Les Juifs sur une terre d’exil, la séduction d’une civilisation raffinée, la tentation de l’oubli de soi, le danger qui surgit un jour comme au coin de la rue et, brutalement, le réveil puissant, indomptable… N’est-ce pas l’histoire de notre temps ? C’est, bien sûr, de Pourim qu’il s’agit et pourtant… Un épisode bien ancien, bien loin d’ici. Mais tout cela sonne comme si on parlait de nous, comme si les acteurs de ces événements étaient des contemporains et leur théâtre, les rues des villes où nous habitons. Cette impression est d’ailleurs si présente que, bien souvent, lorsqu’un ennemi cruel, barbare et sans pitié affirme sa volonté de voir le peuple juif disparaître, c’est spontanément à Pourim que l’on fait référence en le désignant comme un nouvel Haman qui connaîtra le sort de son ancêtre. S’il est vrai que toutes nos fêtes ont un caractère d’éternité qui leur épargne de paraître vieillies ou simplement nostalgiques, Pourim s’impose par vigueur. Voici donc une fête qui non seulement ne pâlit pas au fil du temps mais dont les couleurs semblent plus vives d’année en année. Alors que le calendrier nous a ramenés au temps de Pourim, il nous appartient de vivre avec lui, en lui.

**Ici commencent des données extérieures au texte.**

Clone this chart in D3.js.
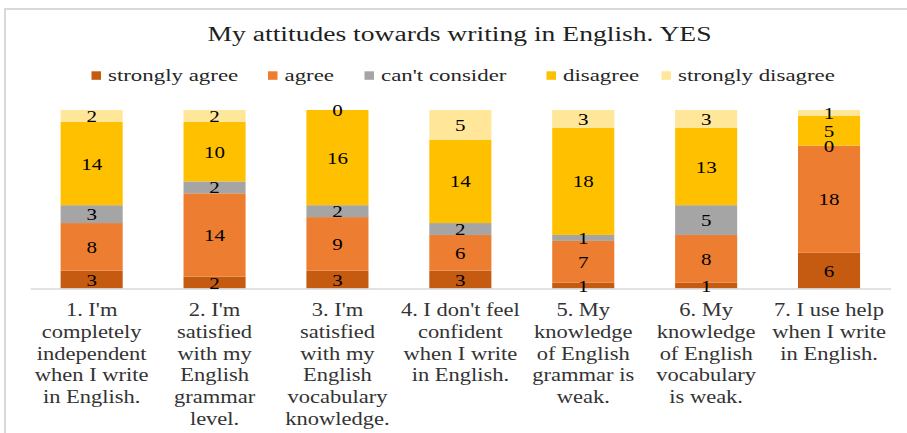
<!DOCTYPE html>
<html>
<head>
<meta charset="utf-8">
<script src="https://cdn.jsdelivr.net/npm/d3@7"></script>
<style>
  html, body { margin: 0; padding: 0; background: #fff; }
  svg { display: block; }
</style>
</head>
<body>
<svg id="chart" width="907" height="433"></svg>
<script>
// ---- data ----
const chartTitle = "My attitudes towards writing in English. YES";
const categories = [
  ["1. I'm", "completely", "independent", "when I write", "in English."],
  ["2. I'm", "satisfied", "with my", "English", "grammar", "level."],
  ["3. I'm", "satisfied", "with my", "English", "vocabulary", "knowledge."],
  ["4. I don't feel", "confident", "when I write", "in English."],
  ["5. My", "knowledge", "of English", "grammar is", "weak."],
  ["6. My", "knowledge", "of English", "vocabulary", "is weak."],
  ["7. I use help", "when I write", "in English."]
];
const seriesNames = ["strongly agree", "agree", "can't consider", "disagree", "strongly disagree"];
const stronglyAgree    = [3, 2, 3, 3, 1, 1, 6];
const agree            = [8, 14, 9, 6, 7, 8, 18];
const cantConsider     = [3, 2, 2, 2, 1, 5, 0];
const disagree         = [14, 10, 16, 14, 18, 13, 5];
const stronglyDisagree = [2, 2, 0, 5, 3, 3, 1];
const seriesColors = ["#C55A11", "#ED7D31", "#A5A5A5", "#FFC000", "#FFE699"];

// ---- build table for the stack ----
const seriesValues = [stronglyAgree, agree, cantConsider, disagree, stronglyDisagree];
const rows = categories.map((c, i) => {
  const r = { idx: i };
  seriesNames.forEach((s, k) => { r[s] = seriesValues[k][i]; });
  return r;
});
const stacked = d3.stack().keys(seriesNames)(rows);

// ---- layout ----
const svg = d3.select("#chart");
const FONT = "'Liberation Serif', 'Times New Roman', serif";
const plot = { left: 30.2, right: 890.5, top: 110, bottom: 288.5 };

const x = d3.scaleBand()
  .domain(d3.range(categories.length))
  .range([plot.left, plot.right])
  .paddingInner(0.495)
  .paddingOuter(0.2475);
const y = d3.scaleLinear().domain([0, 30]).range([plot.bottom, plot.top]);

// text helper: serif glyphs drawn slightly wide
function wideText(sel, px, py, str, size, sx, anchor, fill) {
  return sel.append("text")
    .attr("transform", `translate(${px},${py}) scale(${sx},1)`)
    .attr("text-anchor", anchor)
    .attr("font-family", FONT)
    .attr("font-size", size)
    .attr("fill", fill)
    .text(str);
}

// chart frame (top and left edges)
svg.append("path")
  .attr("d", "M5,433 V9 H907")
  .attr("fill", "none")
  .attr("stroke", "#d9d9d9")
  .attr("stroke-width", 2);

// title
wideText(svg, 459.5, 40.5, chartTitle, 20, 1.38, "middle", "#1f1f1f");

// legend
const legendX = [91.5, 268, 364.5, 546.5, 661.5];
const legend = svg.append("g");
seriesNames.forEach((name, k) => {
  legend.append("rect")
    .attr("x", legendX[k]).attr("y", 71.3)
    .attr("width", 9.5).attr("height", 8.5)
    .attr("fill", seriesColors[k]);
  wideText(legend, legendX[k] + 16.5, 80.5, name, 16, 1.43, "start", "#262626");
});

// bars
const barLayer = svg.append("g");
stacked.forEach((layer, k) => {
  barLayer.append("g")
    .attr("fill", seriesColors[k])
    .selectAll("rect")
    .data(layer)
    .join("rect")
    .attr("x", d => x(d.data.idx))
    .attr("y", d => y(d[1]))
    .attr("width", x.bandwidth())
    .attr("height", d => y(d[0]) - y(d[1]));
});

// category axis line
svg.append("g")
  .attr("transform", `translate(0,${plot.bottom})`)
  .call(d3.axisBottom(x).tickSize(0).tickFormat(""))
  .call(g => g.select(".domain").attr("stroke", "#d9d9d9").attr("stroke-width", 1.5));

// value labels, centred in each segment
const labelLayer = svg.append("g");
stacked.forEach((layer) => {
  layer.forEach(d => {
    const v = d[1] - d[0];
    const cx = x(d.data.idx) + x.bandwidth() / 2;
    const cy = (y(d[0]) + y(d[1])) / 2;
    wideText(labelLayer, cx, cy + 6, String(v), 17.5, 1.2, "middle", "#000000");
  });
});

// category labels
const catLayer = svg.append("g");
categories.forEach((lines, i) => {
  const cx = x(i) + x.bandwidth() / 2;
  lines.forEach((ln, j) => {
    wideText(catLayer, cx, 316 + j * 21.8, ln, 18, 1.25, "middle", "#333333");
  });
});
</script>
</body>
</html>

C’est que, dans le lent déroulé des jours qui passent, il y a ici comme une rupture, soudaine, inattendue, merveilleuse. De fait, ceux qui vivent dans toutes les Babylone de tous les temps et de tous les pays sont parfois oublieux. La vie a de ces conforts illusoires qui finissent par estomper ce qui fait son sens même. Cependant, tout cela ne parvient jamais qu’à affaiblir le lien avec l’essentiel mais pas à en effacer la conscience. Il suffit parfois que le voile se déchire pour que, tout à coup, la vérité des choses retrouve sa place. Et des sentiments et des idées que l’on croyait disparus ressurgissent avec toute la force des évidences premières. Pourim joue ce rôle cette semaine. Il frappe à notre porte et la morosité du quotidien s’écarte. Il affirme sa présence et notre vie en est transformée.
Car c’est là le maître mot de la période : transformer. C’est le temps où tout est possible. Le Pourim historique a été le jour où la tragédie annoncée s’est justement transformée en victoire assumée car les Juifs avaient su transformer leur oubli en souvenir. Comme il est bon le temps de la transformation ! A celui qui se sent entravé par les chaînes de l’habitude et de la routine quotidiennes, à celui qui ne voit pas l’issue du long voyage de notre peuple, à celui que les soucis multiples de la vie oppressent au point de l’écarter de l’éternel, Pourim délivre un message : la transformation est à portée de chacun à chaque instant. Se transformer, c’est aussi transformer le monde. Et, pour cela, c’est aussi une clé qui, ici, nous est donnée, celle de la transformation ultime : la venue du Messie, du temps de lumière où Pourim brillera toujours de toute sa grandeur.